- Poster
- Directed by: Kunitoshi Manda
- Written by: Kunitoshi Manda Tamami Manda
- Produced by: Takenori Sento
- Starring: Eiko Koike Etsushi Toyokawa Toru Nakamura
- Cinematography: Makoto Watanabe
- Music by: Hiroyuki Nagashima
- Release dates: November 22, 2007 (Tokyo FILMeX); March 8, 2008 (Japan);
- Running time: 108 minutes
- Country: Japan
- Language: Japanese

= The Kiss (2007 film) =

The Kiss (接吻, Seppun) is a 2007 Japanese crime drama film directed by Kunitoshi Manda, starring Eiko Koike, Etsushi Toyokawa and Toru Nakamura.

==Plot==
Kyoko Endo, a young and lonely female office worker, falls in love with Akio Sakaguchi, a man in prison for killing a whole family, at first sight when she watches a television news program telling about him.
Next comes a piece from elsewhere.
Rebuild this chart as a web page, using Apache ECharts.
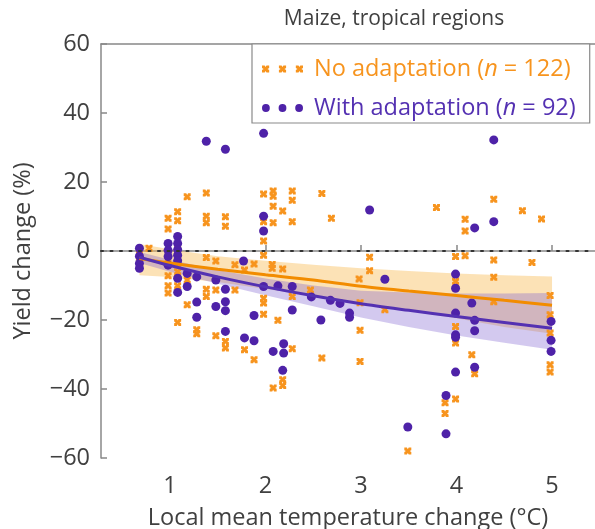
<!DOCTYPE html>
<html>
<head>
<meta charset="utf-8">
<script src="https://cdn.jsdelivr.net/npm/echarts@6/dist/echarts.min.js"></script>
<style>
  html, body { margin: 0; padding: 0; background: #fff; }
  #chart { width: 595px; height: 529px; }
</style>
</head>
<body>
<div id="chart"></div>
<script>
// Axis ticks
const xTicks = [1, 2, 3, 4, 5];
const yTicks = [-60, -40, -20, 0, 20, 40, 60];

// Study results: [local mean temperature change (°C), yield change (%)]
const noAdaptation = [
  [1.18, 15.7], [1.38, 16.8], [0.98, 9.5], [0.98, 6.4], [1.08, 11.4], [1.08, 8.8], [1.38, 10.1], [1.38, 8.2],
  [1.58, 9.9], [1.58, 7.2], [1.98, 16.5], [2.08, 17.4], [2.08, 15.9], [2.08, 13.0], [2.18, 11.6], [2.08, 8.2],
  [2.28, 17.4], [2.28, 14.7], [2.28, 8.5], [2.59, 16.7], [2.69, 9.5], [1.98, 8.5], [1.98, 2.9], [1.98, -1.2],
  [3.79, 12.6], [4.09, 9.2], [4.09, 5.8], [4.39, 15.0], [4.69, 11.7], [4.89, 9.3],
  [0.78, 0.8], [0.68, -1.0], [0.68, -3.0], [1.38, -1.9], [1.48, -2.9], [1.68, -4.0], [1.78, -5.5], [1.88, -3.8],
  [2.07, -3.9], [2.07, -5.0], [2.18, -5.2], [1.08, -4.0], [1.08, -6.0], [0.98, -2.5], [1.08, 0.5],
  [3.09, -1.8], [3.09, -5.7], [2.98, -8.1], [3.99, -1.6], [4.09, -1.4], [4.39, -2.6], [4.79, -3.3], [4.39, -7.6],
  [3.99, -8.8], [4.98, -12.9],
  [0.98, -7.2], [0.98, -10.1], [0.98, -12.2], [1.08, -10.1], [1.38, -11.1], [1.38, -13.2], [1.48, -11.3],
  [1.68, -11.3], [1.18, -15.6], [1.18, -8.4], [1.98, -13.7], [1.98, -15.1], [1.98, -18.3], [2.13, -20.1],
  [2.47, -11.3], [2.28, -13.2],
  [1.08, -20.7], [1.28, -22.8], [1.28, -24.0], [1.48, -24.6], [1.58, -26.2], [1.58, -28.1], [1.78, -28.6],
  [1.88, -31.5], [2.08, -39.7], [2.18, -37.3], [2.18, -39.0], [2.28, -28.3], [2.59, -31.0],
  [2.99, -15.0], [3.25, -17.0], [4.39, -14.7], [2.99, -23.0], [2.99, -32.0], [3.99, -21.9], [3.99, -26.7],
  [4.16, -30.1], [4.19, -35.6], [3.88, -44.0], [3.88, -47.1], [3.99, -42.9], [3.49, -58.0],
  [4.98, -18.5], [4.98, -23.8], [4.98, -33.0], [4.98, -35.1]
];

const withAdaptation = [
  [1.38, 31.8], [1.58, 29.5], [1.98, 34.1], [4.39, 32.2], [1.98, 10.1], [1.98, 5.8], [3.09, 11.9],
  [4.19, 6.7], [4.39, 8.5],
  [0.68, 0.8], [0.68, -1.5], [0.68, -3.6], [0.68, -5.0], [0.98, 2.2], [0.98, 0.2], [0.98, -1.6],
  [0.98, -4.1], [1.08, 4.2], [1.08, 2.2], [1.08, 0.4], [1.08, -1.2], [1.08, -2.8],
  [1.08, -7.9], [1.08, -12.0], [1.18, -10.3], [1.18, -6.5], [1.28, -7.5], [1.48, -8.4], [1.58, -11.1],
  [1.77, -2.9], [1.98, -10.3], [2.13, -10.1], [2.28, -10.3], [2.48, -13.3], [2.68, -14.3],
  [1.28, -14.8], [1.28, -19.2], [1.48, -16.1], [1.58, -14.7], [1.58, -17.3], [1.58, -23.3], [1.78, -25.2],
  [1.88, -18.7], [1.88, -26.0], [2.08, -29.1], [2.19, -26.9], [2.19, -29.6], [2.18, -34.6], [2.28, -17.1],
  [2.58, -20.0], [2.78, -15.2], [2.88, -18.0], [2.88, -19.2], [3.25, -8.2],
  [3.99, -6.7], [3.99, -10.8], [3.99, -18.0], [3.99, -24.3], [3.99, -25.0], [3.99, -35.1], [3.89, -41.9],
  [3.89, -53.0], [3.49, -51.0], [4.16, -15.1], [4.19, -20.1], [4.19, -23.1], [4.19, -33.7],
  [4.99, -20.4], [4.99, -25.9], [4.99, -29.1]
];

// Fitted responses and confidence bands
const fitX          = [0.68, 1.0, 1.5, 2.0, 2.5, 3.0, 3.5, 4.0, 4.5, 5.0];
const noAdaptFit    = [-2.2, -3.5, -5.3, -6.9, -8.4, -10.2, -11.6, -12.9, -14.3, -15.7];
const noAdaptLow    = [-7.0, -7.5, -9.0, -11.0, -12.8, -15.0, -17.3, -19.5, -22.0, -24.0];
const noAdaptHigh   = [2.0, 0.5, -1.5, -2.8, -4.0, -5.0, -5.8, -6.5, -7.0, -7.4];
const withAdaptFit  = [-1.8, -4.2, -7.5, -10.4, -13.0, -15.3, -17.2, -19.0, -20.7, -22.4];
const withAdaptLow  = [-3.5, -6.0, -9.5, -12.8, -16.0, -19.3, -22.0, -24.5, -26.6, -28.6];
const withAdaptHigh = [-0.3, -2.5, -5.5, -8.0, -10.0, -11.5, -12.0, -12.3, -12.3, -12.2];

const ORANGE = '#F7941E';
const ORANGE_LINE = '#F28C00';
const PURPLE = '#4E22A8';
const PURPLE_LINE = '#5431B2';
const TEXT = '#404040';
const AXIS = '#888888';
const FONT = '"Open Sans", "Noto Sans", sans-serif';
const FS = 23.5;

// Square-with-cross marker
const crossPath = (ox) =>
  `M${ox},0 L${ox + 2.6},0 L${ox + 3.5},1.6 L${ox + 4.4},0 L${ox + 7},0 L${ox + 7},2.6 L${ox + 5.4},3.5 ` +
  `L${ox + 7},4.4 L${ox + 7},7 L${ox + 4.4},7 L${ox + 3.5},5.4 L${ox + 2.6},7 L${ox},7 L${ox},4.4 ` +
  `L${ox + 1.6},3.5 L${ox},2.6 Z`;
const crossSymbol = 'path://' + crossPath(0);
const crossLegend = 'path://' + [0, 16.5, 33].map(crossPath).join(' ');
const dotLegend = 'path://' + [4, 21, 38].map(c =>
  `M${c - 4},4 A4,4 0 1,0 ${c + 4},4 A4,4 0 1,0 ${c - 4},4 Z`).join(' ');

function band(xs, lo, hi, color) {
  return {
    type: 'custom',
    silent: true,
    z: 1,
    clip: true,
    data: [[xs[0], lo[0]]],
    renderItem: (params, api) => {
      const pts = xs.map((x, i) => api.coord([x, hi[i]]));
      for (let i = xs.length - 1; i >= 0; i--) pts.push(api.coord([xs[i], lo[i]]));
      return { type: 'polygon', shape: { points: pts }, style: { fill: color } };
    }
  };
}

function fitLine(ys, color) {
  return {
    type: 'line',
    data: fitX.map((x, i) => [x, ys[i]]),
    showSymbol: false,
    smooth: 0.3,
    silent: true,
    z: 4,
    lineStyle: { color: color, width: 3 }
  };
}

const X_MIN = 0.2775, X_MAX = 5.45;

const chart = echarts.init(document.getElementById('chart'), null, { renderer: 'canvas' });
chart.setOption({
  animation: false,
  backgroundColor: '#fff',
  textStyle: { fontFamily: FONT },
  title: {
    text: 'Maize, tropical regions',
    left: 389,
    top: 4,
    textAlign: 'center',
    textStyle: { fontFamily: FONT, fontSize: 21, fontWeight: 'normal', color: TEXT }
  },
  grid: { left: 101, right: 0, top: 44, bottom: 71, containLabel: false, outerBoundsMode: 'none' },
  legend: {
    orient: 'vertical',
    left: 252,
    top: 44,
    padding: [12, 14, 2, 10],
    itemGap: 13,
    itemWidth: 41,
    itemHeight: 8,
    selectedMode: false,
    backgroundColor: '#fff',
    borderColor: '#8a8a8a',
    borderWidth: 1.2,
    borderRadius: 0,
    data: [
      { name: 'No adaptation', icon: crossLegend, itemStyle: { color: ORANGE } },
      { name: 'With adaptation', icon: dotLegend, itemStyle: { color: PURPLE } }
    ],
    formatter: name => name === 'No adaptation'
      ? '{o|No adaptation (}{oi|n}{o| = 122)}'
      : '{p|With adaptation (}{pi|n}{p| = 92)}',
    textStyle: {
      fontFamily: FONT,
      fontSize: FS,
      lineHeight: 26,
      padding: [0, 0, 0, 6],
      rich: {
        o: { color: ORANGE, fontSize: FS, fontFamily: FONT, lineHeight: 26 },
        oi: { color: ORANGE, fontSize: FS, fontFamily: FONT, fontStyle: 'italic', lineHeight: 26 },
        p: { color: PURPLE_LINE, fontSize: FS, fontFamily: FONT, lineHeight: 26 },
        pi: { color: PURPLE_LINE, fontSize: FS, fontFamily: FONT, fontStyle: 'italic', lineHeight: 26 }
      }
    }
  },
  xAxis: [
    {
      type: 'value',
      min: X_MIN,
      max: X_MAX,
      position: 'bottom',
      name: 'Local mean temperature change (°C)',
      nameLocation: 'middle',
      nameGap: 48,
      nameTextStyle: { fontFamily: FONT, fontSize: FS, color: TEXT },
      axisLine: { show: true, lineStyle: { color: AXIS, width: 1.5 } },
      axisTick: { show: true, inside: true, length: 6, customValues: xTicks, lineStyle: { color: AXIS, width: 1.5 } },
      axisLabel: { show: true, customValues: xTicks, fontFamily: FONT, fontSize: FS, color: TEXT, margin: 16 },
      splitLine: { show: false }
    },
    {
      type: 'value',
      min: X_MIN,
      max: X_MAX,
      position: 'top',
      axisLine: { show: true, lineStyle: { color: AXIS, width: 1.5 } },
      axisTick: { show: false },
      axisLabel: { show: false },
      splitLine: { show: false }
    }
  ],
  yAxis: {
    type: 'value',
    min: yTicks[0],
    max: yTicks[yTicks.length - 1],
    interval: 20,
    name: 'Yield change (%)',
    nameLocation: 'middle',
    nameRotate: 90,
    nameGap: 66,
    nameTextStyle: { fontFamily: FONT, fontSize: FS, color: TEXT },
    axisLine: { show: true, lineStyle: { color: AXIS, width: 1.5 } },
    axisTick: { show: true, inside: true, length: 6, lineStyle: { color: AXIS, width: 1.5 } },
    axisLabel: {
      fontFamily: FONT, fontSize: FS, color: TEXT, margin: 11,
      formatter: v => (v < 0 ? '\u2212' + Math.abs(v) : String(v))
    },
    splitLine: { show: false }
  },
  series: [
    band(fitX, noAdaptLow, noAdaptHigh, 'rgba(248, 185, 80, 0.42)'),
    band(fitX, withAdaptLow, withAdaptHigh, 'rgba(120, 90, 205, 0.33)'),
    {
      name: 'No adaptation',
      type: 'scatter',
      data: noAdaptation,
      symbol: crossSymbol,
      symbolSize: 7,
      z: 2,
      itemStyle: { color: ORANGE, opacity: 1 },
      markLine: {
        silent: true,
        symbol: 'none',
        label: { show: false },
        lineStyle: { color: '#333', width: 2, type: [2, 7.5], cap: 'round' },
        data: [{ yAxis: 0 }]
      }
    },
    {
      name: 'With adaptation',
      type: 'scatter',
      data: withAdaptation,
      symbol: 'circle',
      symbolSize: 9,
      z: 3,
      itemStyle: { color: PURPLE, opacity: 1 }
    },
    fitLine(noAdaptFit, ORANGE_LINE),
    fitLine(withAdaptFit, PURPLE_LINE)
  ]
});
</script>
</body>
</html>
But Hasegawa, his lawyer, worries about their relationship.

==Cast==
- Eiko Koike as Kyoko Endo
- Etsushi Toyokawa as Akio Sakaguchi
- Toru Nakamura as Hasegawa

==Release==
The 9th Jeonju International Film Festival opened with the world premiere of The Kiss in May 2008.

==Reception==
Lee Hyo-won of The Korea Times said, "The film traces delicate human relationships and all its melodrama, all the while expressing ― or suppressing ― emotions with restraint." Japanese film critic Inuhiko Yomota said, "I think it's a fantastic film." The film was listed by the Film Comment magazine as their "18 Films to Look Out For" in 2008 and Japanese film critic Shigehiko Hasumi said, "The ending is astonishing and all three actors are excellent, in particular Eiko Koike, who plays the young woman."